Em toda a esfera digital da África Ocidental, analistas da comunicação social estão a chamar a atenção para a enxurrada de vídeos virais, memes e publicações nas redes sociais que buscam glorificar os regimes da junta militar de Burquina Faso, Mali e Níger.
Especialistas afirmam que tem havido uma campanha calculada de influência estrangeira para elevar a estatura do Capitão Ibrahim Traoré, o líder de 37 anos de idade do Burquina Faso, que tomou o poder ao derrubar uma junta militar anterior em 2022.
“Nunca vi nada parecido,” a apresentadora Martine Dennis disse no episódio de 13 de Maio do seu podcast Africa Here & Now. “Ibrahim Traoré parece estar online, em todo o lado, o tempo todo. Em grande parte do material, ele é idolatrado como o jovem rei de África, mas há claramente falsidade envolvida.”
O jornalista investigativo David Hundeyin, editor do West Africa Weekly, disse que a maior parte da campanha das redes sociais é controlada por terceiros. Alguns usam vídeos baratos e de desenhos animados gerados pela inteligência artificial para atribuir falsamente progresso e desenvolvimento à nova liderança dos líderes da junta.
“Eles exageram muito, e é por isso que você vê muitos desses vídeos gerados pela IA com imagens incríveis de lugares de todo o mundo,” disse durante o podcast.
Desde os golpes em Burquina Faso, Mali e Níger, grupos terroristas baseados no Sahel, apoiados pela al-Qaeda e pelo Estado Islâmico, expandiram drasticamente as suas operações. Só em Burquina Faso, mais de 2 milhões de pessoas perderam as suas casas e o número de pessoas mortas por grupos terroristas quase triplicou desde o segundo golpe em 2022.
O terrorismo tem sido galopante nos três países assolados por golpes que se separaram do bloco regional da CEDEAO para formar a sua própria Aliança dos Estados do Sahel.
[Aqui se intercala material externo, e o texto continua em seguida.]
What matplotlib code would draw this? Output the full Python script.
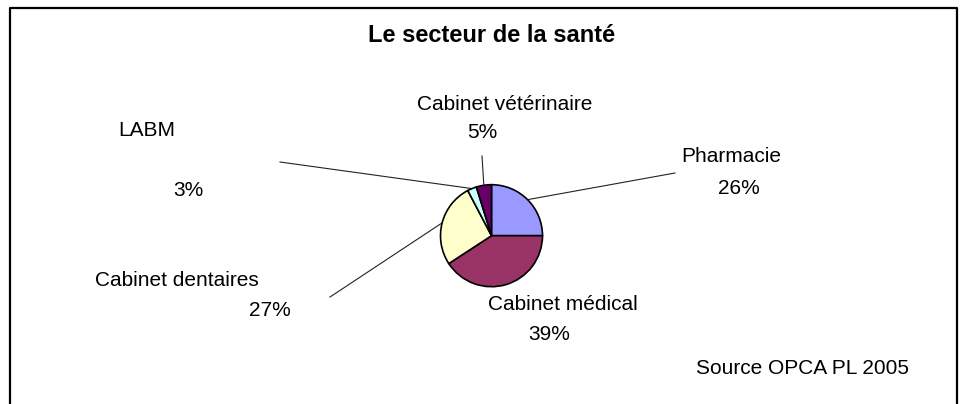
import numpy as np
import matplotlib

matplotlib.use("Agg")
import matplotlib.pyplot as plt

W, H = 965, 404

# slice shares as drawn and the printed labels
categories = ["Pharmacie", "Cabinet médical", "Cabinet dentaires", "LABM", "Cabinet vétérinaire"]
shares = [25.0, 40.8, 26.5, 2.9, 4.8]
pct_labels = ["26%", "39%", "27%", "3%", "5%"]
colors = ["#9999FF", "#993366", "#FFFFCC", "#CCFFFF", "#660066"]

# label layout in pixel coords (x, y of name, x, y of percentage)
name_pos = [(731, 157), (563, 305), (177, 281), (147, 131), (505, 105)]
pct_pos = [(739, 188), (549, 334), (270, 310), (188, 190), (482, 133)]
# start of leader line (None = no leader)
leader_start = [(675, 173), None, (330, 297), (280, 162), (482, 156)]

CX, CY, R = 491.5, 235.7, 51


def py(y):
    return H - y


plt.rcParams["font.family"] = ["Liberation Sans", "DejaVu Sans"]
fig = plt.figure(figsize=(W / 100, H / 100), dpi=100)
ax = fig.add_axes([0, 0, 1, 1])
ax.set_xlim(0, W)
ax.set_ylim(0, H)
ax.set_aspect("equal")
ax.axis("off")

wedges, _ = ax.pie(
    shares, colors=colors, startangle=90, counterclock=False,
    center=(CX, py(CY)), radius=R,
    wedgeprops=dict(edgecolor="black", linewidth=1.2),
)
ax.set_xlim(0, W)
ax.set_ylim(0, H)

for w, name, pct, npos, ppos, ls in zip(wedges, categories, pct_labels,
                                        name_pos, pct_pos, leader_start):
    ax.text(npos[0], py(npos[1]), name, ha="center", va="center", fontsize=15)
    ax.text(ppos[0], py(ppos[1]), pct, ha="center", va="center", fontsize=15)
    if ls is not None:
        mid = np.deg2rad((w.theta1 + w.theta2) / 2)
        ex, ey = CX + R * np.cos(mid), py(CY) + R * np.sin(mid)
        ax.plot([ls[0], ex], [py(ls[1]), ey], color="#222222", lw=0.8, zorder=0)

ax.text(492, py(36), "Le secteur de la santé", ha="center", va="center",
        fontsize=17, fontweight="bold")
ax.text(803, py(368), "Source OPCA PL 2005", ha="center", va="center", fontsize=15)

# chart frame (bottom edge runs past the image)
ax.plot([10, 10, 957, 957], [py(420), py(8), py(8), py(420)],
        color="black", lw=1.6, clip_on=False)

fig.savefig("out.png", dpi=100)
Especialistas afirmam que a deterioração da segurança e a governação instável no Sahel prepararam o terreno para a Rússia lançar uma enxurrada de informações falsas.
De acordo com Vikram Kolli, num artigo publicado na Harvard International Review, em países com instabilidade significativa, as juntas militares já limitam a liberdade de expressão e a dissidência, abrindo caminho para o florescimento do sentimento pró-Rússia e da retórica anti-França. Isso não só muda a maré a favor das actividades do Kremlin nas regiões do Sahel, como também prepara o terreno para o florescimento de informações falsas.
A Rússia lançou a sua agência de notícias “African Initiative” para tirar proveito dos 300 milhões de africanos que aderiram às redes sociais nos últimos sete anos e dos 600 milhões de utilizadores da internet no continente.
A infra-estrutura inadequada dos meios de comunicação social, a distribuição de jornais e a fraca qualidade da internet criam lacunas nas notícias e na informação em todo o continente, com muitos africanos a dependerem das plataformas das redes sociais para a maior parte das suas notícias — uma vulnerabilidade que os divulgadores de notícias falsas procuram explorar.
A African Initiative difunde principalmente notícias falsas e informações falsas através de contas das redes sociais, sites como afrinz.ru e VKontakte, e canais do Telegram como “Smile and Wave.” O conteúdo é produzido por “unidades de propaganda russas e depois entregue a estes influenciadores, através de intermediários, para publicar nas redes sociais”, o jornalista nigeriano Philip Obaji disse à Agence France-Presse (AFP).
Malik Samuel, investigador sénior do grupo de reflexão pan-africano Good Governance Africa, disse que a campanha enganosa nas redes sociais se espalhou até à Nigéria.
“Esta admiração crescente por Traoré na Nigéria representa sérios riscos para a segurança nacional e a estabilidade democrática,” disse à AFP. “Isso normaliza a intervenção militar como uma solução política viável e abre a porta para a interferência ideológica estrangeira.”
Os especialistas notaram a ironia da Rússia em promover uma retórica anticolonial em países africanos onde tem agentes e mercenários infiltrados nas forças armadas e no governo, ajudando a impulsionar um enorme esforço para extrair recursos naturais. Só com a mineração de ouro, a Rússia “desviou 2,5 bilhões em receitas” desde 2022, de acordo com a Geopolitical Intelligence Services.
Kolli disse que os países do Sahel estão num caminho perigoso.
“Sem um compromisso genuíno de priorizar a estabilidade a longo prazo em detrimento da geopolítica a curto prazo, o ciclo vicioso de interferência externa e turbulência interna provavelmente continuará, deixando o Sahel preso numa batalha que compromete o seu futuro,” escreveu.